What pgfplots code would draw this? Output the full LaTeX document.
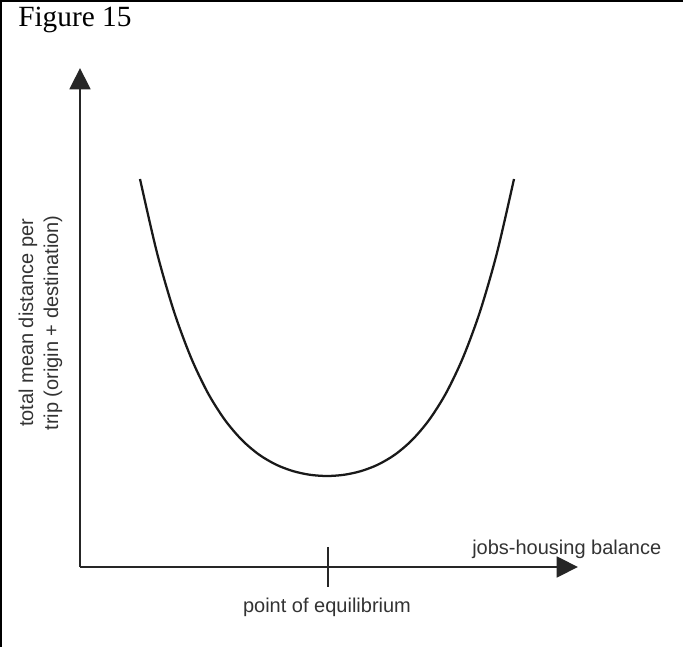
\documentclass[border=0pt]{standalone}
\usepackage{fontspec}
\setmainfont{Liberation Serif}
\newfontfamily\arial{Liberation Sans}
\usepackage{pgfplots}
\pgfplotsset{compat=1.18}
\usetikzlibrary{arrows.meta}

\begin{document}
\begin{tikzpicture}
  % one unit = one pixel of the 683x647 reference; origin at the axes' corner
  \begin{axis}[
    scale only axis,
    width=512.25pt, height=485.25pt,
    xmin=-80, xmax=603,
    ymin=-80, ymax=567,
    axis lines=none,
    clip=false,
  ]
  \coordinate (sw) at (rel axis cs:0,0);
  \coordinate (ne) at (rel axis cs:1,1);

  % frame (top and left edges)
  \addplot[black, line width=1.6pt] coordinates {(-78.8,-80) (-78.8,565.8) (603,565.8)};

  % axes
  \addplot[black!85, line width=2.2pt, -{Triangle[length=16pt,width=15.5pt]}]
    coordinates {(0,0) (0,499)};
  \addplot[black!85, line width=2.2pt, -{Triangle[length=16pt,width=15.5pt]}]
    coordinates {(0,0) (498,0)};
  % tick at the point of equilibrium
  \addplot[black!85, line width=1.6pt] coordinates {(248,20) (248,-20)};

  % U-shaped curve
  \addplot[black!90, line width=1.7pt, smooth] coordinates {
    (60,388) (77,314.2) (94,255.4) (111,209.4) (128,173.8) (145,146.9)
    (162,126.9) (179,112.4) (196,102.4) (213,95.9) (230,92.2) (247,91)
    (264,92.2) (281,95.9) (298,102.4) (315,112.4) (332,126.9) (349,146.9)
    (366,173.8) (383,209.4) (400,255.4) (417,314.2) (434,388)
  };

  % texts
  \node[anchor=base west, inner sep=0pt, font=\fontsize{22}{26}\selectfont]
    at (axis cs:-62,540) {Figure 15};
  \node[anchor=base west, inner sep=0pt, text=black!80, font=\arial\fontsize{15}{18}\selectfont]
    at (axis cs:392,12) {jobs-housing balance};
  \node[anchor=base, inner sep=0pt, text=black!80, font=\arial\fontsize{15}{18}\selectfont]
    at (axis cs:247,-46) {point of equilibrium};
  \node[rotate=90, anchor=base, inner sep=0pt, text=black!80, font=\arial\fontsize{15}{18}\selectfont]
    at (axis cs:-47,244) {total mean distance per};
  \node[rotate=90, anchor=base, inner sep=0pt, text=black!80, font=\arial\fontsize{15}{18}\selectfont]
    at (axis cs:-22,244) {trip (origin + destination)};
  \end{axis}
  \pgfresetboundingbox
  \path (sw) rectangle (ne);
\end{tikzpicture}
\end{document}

◆ TASK INSTRUCTIONS
Omit every picture while copying the listing above exactly.

◆ RESPONSE TO THIS EXERCISE
What pgfplots code would draw this? Output the full LaTeX document.
\documentclass[border=0pt]{standalone}
\usepackage{fontspec}
\setmainfont{Liberation Serif}
\newfontfamily\arial{Liberation Sans}
\usepackage{pgfplots}
\pgfplotsset{compat=1.18}
\usetikzlibrary{arrows.meta}

\begin{document}
\begin{tikzpicture}
  % one unit = one pixel of the 683x647 reference; origin at the axes' corner
  \begin{axis}[
    scale only axis,
    width=512.25pt, height=485.25pt,
    xmin=-80, xmax=603,
    ymin=-80, ymax=567,
    axis lines=none,
    clip=false,
  ]
  \coordinate (sw) at (rel axis cs:0,0);
  \coordinate (ne) at (rel axis cs:1,1);

  % frame (top and left edges)
  \addplot[black, line width=1.6pt] coordinates {(-78.8,-80) (-78.8,565.8) (603,565.8)};

  % axes
  \addplot[black!85, line width=2.2pt, -{Triangle[length=16pt,width=15.5pt]}]
    coordinates {(0,0) (0,499)};
  \addplot[black!85, line width=2.2pt, -{Triangle[length=16pt,width=15.5pt]}]
    coordinates {(0,0) (498,0)};
  % tick at the point of equilibrium
  \addplot[black!85, line width=1.6pt] coordinates {(248,20) (248,-20)};

  % U-shaped curve
  \addplot[black!90, line width=1.7pt, smooth] coordinates {
    (60,388) (77,314.2) (94,255.4) (111,209.4) (128,173.8) (145,146.9)
    (162,126.9) (179,112.4) (196,102.4) (213,95.9) (230,92.2) (247,91)
    (264,92.2) (281,95.9) (298,102.4) (315,112.4) (332,126.9) (349,146.9)
    (366,173.8) (383,209.4) (400,255.4) (417,314.2) (434,388)
  };

  % texts
  \node[anchor=base west, inner sep=0pt, font=\fontsize{22}{26}\selectfont]
    at (axis cs:-62,540) {Figure 15};
  \node[anchor=base west, inner sep=0pt, text=black!80, font=\arial\fontsize{15}{18}\selectfont]
    at (axis cs:392,12) {jobs-housing balance};
  \node[anchor=base, inner sep=0pt, text=black!80, font=\arial\fontsize{15}{18}\selectfont]
    at (axis cs:247,-46) {point of equilibrium};
  \node[rotate=90, anchor=base, inner sep=0pt, text=black!80, font=\arial\fontsize{15}{18}\selectfont]
    at (axis cs:-47,244) {total mean distance per};
  \node[rotate=90, anchor=base, inner sep=0pt, text=black!80, font=\arial\fontsize{15}{18}\selectfont]
    at (axis cs:-22,244) {trip (origin + destination)};
  \end{axis}
  \pgfresetboundingbox
  \path (sw) rectangle (ne);
\end{tikzpicture}
\end{document}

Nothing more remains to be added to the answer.